[Start of The data]

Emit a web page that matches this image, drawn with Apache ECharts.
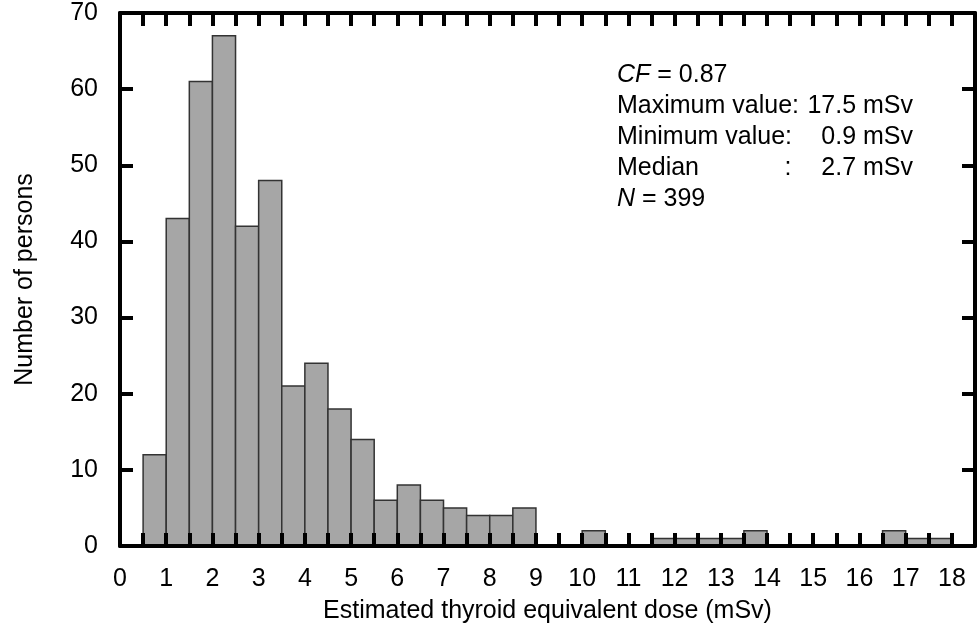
<!DOCTYPE html>
<html>
<head>
    <meta charset="utf-8">
    <title>Thyroid dose histogram</title>
    <script src="https://cdn.jsdelivr.net/npm/echarts@6/dist/echarts.min.js"></script>
    <style>
        html, body { margin: 0; padding: 0; background: #fff; }
        #chart { width: 980px; height: 629px; }
    </style>
</head>
<body>
<div id="chart"></div>
<script type="text/javascript">
    // histogram bins (left edge, mSv) and number of persons in each
    var binStarts = [0.5, 1, 1.5, 2, 2.5, 3, 3.5, 4, 4.5, 5, 5.5, 6, 6.5, 7, 7.5, 8, 8.5,
                     9, 9.5, 10, 10.5, 11, 11.5, 12, 12.5, 13, 13.5, 14, 14.5, 15, 15.5, 16, 16.5, 17, 17.5];
    var counts = [12, 43, 61, 67, 42, 48, 21, 24, 18, 14, 6, 8, 6, 5, 4, 4, 5,
                  0, 0, 2, 0, 0, 1, 1, 1, 1, 2, 0, 0, 0, 0, 0, 2, 1, 1];
    var binWidth = 0.5;

    var xRange = [0, 18.5];
    var yRange = [0, 70];
    var yStep = 10;

    var infoLines = [
        ['{i|CF} = 0.87', ''],
        ['Maximum value:', '17.5 mSv'],
        ['Minimum value:', '0.9 mSv'],
        ['Median', '2.7 mSv'],
        ['{i|N} = 399', '']
    ];

    var FONT = 'Liberation Sans, Arial, sans-serif';
    var FS = 25;

    var data = binStarts.map(function (s, i) { return [s, s + binWidth, counts[i]]; });

    var chart = echarts.init(document.getElementById('chart'));

    var tickStyle = { show: true, inside: true, length: 13, lineStyle: { color: '#000', width: 4 } };
    var lineStyle = { show: true, onZero: false, lineStyle: { color: '#000', width: 4 } };

    // info text block
    var graphics = [];
    infoLines.forEach(function (ln, i) {
        var y = 75 + i * 31;
        graphics.push({
            type: 'text', x: 617, y: y,
            style: {
                text: ln[0], fill: '#000', font: FS + 'px ' + FONT, verticalAlign: 'middle',
                rich: { i: { fontStyle: 'italic', fontSize: FS, fontFamily: FONT, fill: '#000' } }
            }
        });
        if (ln[1]) {
            graphics.push({
                type: 'text', x: 913, y: y,
                style: { text: ln[1], fill: '#000', font: FS + 'px ' + FONT, align: 'right', verticalAlign: 'middle' }
            });
        }
    });
    graphics.push({
        type: 'text', x: 788, y: 75 + 3 * 31,
        style: { text: ':', fill: '#000', font: FS + 'px ' + FONT, align: 'center', verticalAlign: 'middle' }
    });

    chart.setOption({
        animation: false,
        textStyle: { fontFamily: FONT },
        grid: { left: 120, right: 5, top: 13, bottom: 81 },
        xAxis: [{
            type: 'value', position: 'bottom', min: xRange[0], max: xRange[1], interval: binWidth,
            z: 5,
            name: 'Estimated thyroid equivalent dose (mSv)', nameLocation: 'middle', nameGap: 53,
            nameTextStyle: { fontSize: FS, color: '#000', fontFamily: FONT },
            axisLine: lineStyle, axisTick: tickStyle, splitLine: { show: false },
            axisLabel: {
                fontSize: FS, color: '#000', margin: 21, fontFamily: FONT,
                showMaxLabel: false,
                formatter: function (v) { return v % 1 === 0 ? String(v) : ''; }
            }
        }, {
            type: 'value', position: 'top', min: xRange[0], max: xRange[1], interval: binWidth,
            z: 5,
            axisLine: lineStyle, axisTick: tickStyle, splitLine: { show: false },
            axisLabel: { show: false }
        }],
        yAxis: [{
            type: 'value', position: 'left', min: yRange[0], max: yRange[1], interval: yStep,
            z: 5,
            name: 'Number of persons', nameLocation: 'middle', nameGap: 82,
            nameTextStyle: { fontSize: FS, color: '#000', fontFamily: FONT },
            axisLine: lineStyle, axisTick: tickStyle, splitLine: { show: false },
            axisLabel: { fontSize: FS, color: '#000', margin: 22, fontFamily: FONT }
        }, {
            type: 'value', position: 'right', min: yRange[0], max: yRange[1], interval: yStep,
            z: 5,
            axisLine: lineStyle, axisTick: tickStyle, splitLine: { show: false },
            axisLabel: { show: false }
        }],
        graphic: graphics,
        series: [{
            type: 'custom',
            z: 1,
            xAxisIndex: 0,
            yAxisIndex: 0,
            data: data,
            encode: { x: [0, 1], y: 2 },
            renderItem: function (params, api) {
                if (!api.value(2)) return null;
                var p0 = api.coord([api.value(0), api.value(2)]);
                var p1 = api.coord([api.value(1), 0]);
                return {
                    type: 'rect',
                    shape: { x: p0[0], y: p0[1], width: p1[0] - p0[0], height: p1[1] - p0[1] },
                    style: { fill: '#a6a6a6', stroke: '#333', lineWidth: 1.5 }
                };
            }
        }]
    });
</script>
</body>
</html>
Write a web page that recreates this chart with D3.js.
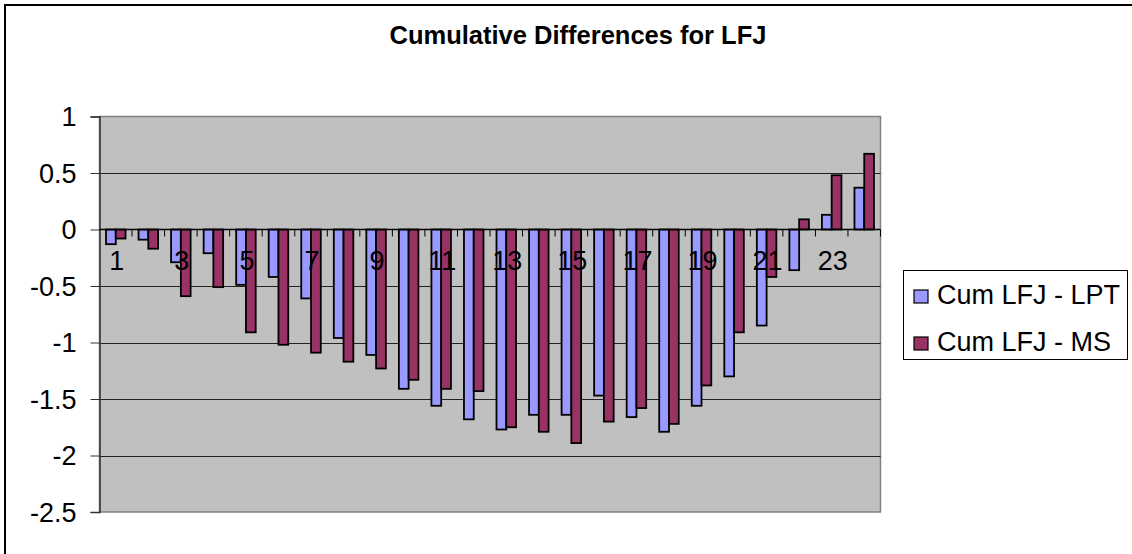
<!DOCTYPE html>
<html><head><meta charset="utf-8">
<script src="https://cdn.jsdelivr.net/npm/d3@7/dist/d3.min.js"></script>
<style>body{margin:0;background:#fff;}svg{display:block;font-family:"Liberation Sans",Arial,sans-serif;}</style>
</head><body>
<svg id="c" width="1132" height="554"></svg>
<script>
const categories = d3.range(1, 25).map(String);
const seriesNames = ["Cum LFJ - LPT", "Cum LFJ - MS"];
const lpt = [-0.13,-0.09,-0.29,-0.21,-0.49,-0.42,-0.61,-0.96,-1.11,-1.41,-1.56,-1.68,-1.77,-1.64,-1.64,-1.47,-1.66,-1.79,-1.56,-1.30,-0.85,-0.36,0.13,0.37];
const ms  = [-0.08,-0.17,-0.59,-0.51,-0.91,-1.02,-1.09,-1.17,-1.23,-1.33,-1.41,-1.43,-1.75,-1.79,-1.89,-1.70,-1.58,-1.72,-1.38,-0.91,-0.42,0.09,0.48,0.67];
const yTicks = [1, 0.5, 0, -0.5, -1, -1.5, -2, -2.5];
const xLabels = categories.filter((d, i) => i % 2 === 0);
const colors = ["#9999FF", "#993366"];
const title = "Cumulative Differences for LFJ";

const svg = d3.select("#c");
svg.append("rect").attr("x", 5).attr("y", 5).attr("width", 1140).attr("height", 560)
  .attr("fill", "#fff").attr("stroke", "#000").attr("stroke-width", 2);

const L = 99.5, R = 880.5, T = 116.5, B = 512;
const y = d3.scaleLinear().domain([-2.5, 1]).range([B, T]);
const x = d3.scaleBand().domain(categories).range([L, R]).paddingInner(0).paddingOuter(0);
const step = x.bandwidth();
const groupW = step * 0.6;
const xs = d3.scaleBand().domain([0, 1]).range([0, groupW]);

svg.append("rect").attr("x", L).attr("y", T).attr("width", R - L).attr("height", B - T)
  .attr("fill", "#C0C0C0").attr("stroke", "#808080").attr("stroke-width", 1.5);

svg.append("g").selectAll("line").data(yTicks.filter(d => d !== 0 && d !== -2.5 && d !== 1)).join("line")
  .attr("x1", L).attr("x2", R).attr("y1", d => Math.round(y(d)) + 0.5).attr("y2", d => Math.round(y(d)) + 0.5)
  .attr("stroke", "#222").attr("stroke-width", 1);

const data = categories.map((c, i) => ({ c, v: [lpt[i], ms[i]] }));
const g = svg.append("g");
data.forEach(d => {
  d.v.forEach((v, k) => {
    const x0 = x(d.c) + (step - groupW) / 2 + xs(k);
    g.append("rect")
      .attr("x", x0).attr("width", xs.bandwidth())
      .attr("y", Math.min(y(v), y(0))).attr("height", Math.abs(y(v) - y(0)))
      .attr("fill", colors[k]).attr("stroke", "#000").attr("stroke-width", 1.8);
  });
});

const yAxis = d3.axisLeft(y).tickValues(yTicks).tickSize(9).tickFormat(d => String(d)).tickPadding(14);
const ya = svg.append("g").attr("transform", `translate(${L},0)`).call(yAxis);
ya.select(".domain").attr("stroke", "#333").attr("stroke-width", 1.5);
ya.selectAll(".tick line").attr("stroke", "#333");
ya.selectAll("text").attr("font-size", 27).attr("fill", "#000")
  .attr("font-family", "Liberation Sans, Arial, sans-serif").attr("dy", "0.35em");

const y0 = y(0);
svg.append("line").attr("x1", L).attr("x2", R).attr("y1", y0).attr("y2", y0).attr("stroke", "#000").attr("stroke-width", 1.5);
svg.append("g").selectAll("line").data(categories.slice(1).concat(["end"])).join("line")
  .attr("x1", d => d === "end" ? R : x(d)).attr("x2", d => d === "end" ? R : x(d))
  .attr("y1", y0).attr("y2", y0 + 7).attr("stroke", "#000").attr("stroke-width", 1);
svg.append("g").selectAll("text").data(xLabels).join("text")
  .attr("x", d => x(d) + step / 2 + 1).attr("y", 270)
  .attr("text-anchor", "middle").attr("font-size", 27).text(d => d);

svg.append("text").attr("x", 578).attr("y", 44).attr("text-anchor", "middle")
  .attr("font-size", 25.5).attr("font-weight", "bold").text(title);

const lg = svg.append("g");
lg.append("rect").attr("x", 903.5).attr("y", 270.5).attr("width", 224).attr("height", 89)
  .attr("fill", "#fff").attr("stroke", "#000").attr("stroke-width", 1);
seriesNames.forEach((n, k) => {
  const yy = 290 + k * 47;
  lg.append("rect").attr("x", 914).attr("y", yy).attr("width", 14).attr("height", 13)
    .attr("fill", colors[k]).attr("stroke", "#000").attr("stroke-width", 1.2);
  lg.append("text").attr("x", 937).attr("y", yy + 13.5).attr("font-size", 27).text(n);
});
</script>
</body></html>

[End of The data]

[What to produce]: Restate each line from the start of the listing through the line bearing "var chart = echarts.init(document.getElementById('chart'));" word for word. Drop the pictures.

[Response to the task]:
Emit a web page that matches this image, drawn with Apache ECharts.
<!DOCTYPE html>
<html>
<head>
    <meta charset="utf-8">
    <title>Thyroid dose histogram</title>
    <script src="https://cdn.jsdelivr.net/npm/echarts@6/dist/echarts.min.js"></script>
    <style>
        html, body { margin: 0; padding: 0; background: #fff; }
        #chart { width: 980px; height: 629px; }
    </style>
</head>
<body>
<div id="chart"></div>
<script type="text/javascript">
    // histogram bins (left edge, mSv) and number of persons in each
    var binStarts = [0.5, 1, 1.5, 2, 2.5, 3, 3.5, 4, 4.5, 5, 5.5, 6, 6.5, 7, 7.5, 8, 8.5,
                     9, 9.5, 10, 10.5, 11, 11.5, 12, 12.5, 13, 13.5, 14, 14.5, 15, 15.5, 16, 16.5, 17, 17.5];
    var counts = [12, 43, 61, 67, 42, 48, 21, 24, 18, 14, 6, 8, 6, 5, 4, 4, 5,
                  0, 0, 2, 0, 0, 1, 1, 1, 1, 2, 0, 0, 0, 0, 0, 2, 1, 1];
    var binWidth = 0.5;

    var xRange = [0, 18.5];
    var yRange = [0, 70];
    var yStep = 10;

    var infoLines = [
        ['{i|CF} = 0.87', ''],
        ['Maximum value:', '17.5 mSv'],
        ['Minimum value:', '0.9 mSv'],
        ['Median', '2.7 mSv'],
        ['{i|N} = 399', '']
    ];

    var FONT = 'Liberation Sans, Arial, sans-serif';
    var FS = 25;

    var data = binStarts.map(function (s, i) { return [s, s + binWidth, counts[i]]; });

    var chart = echarts.init(document.getElementById('chart'));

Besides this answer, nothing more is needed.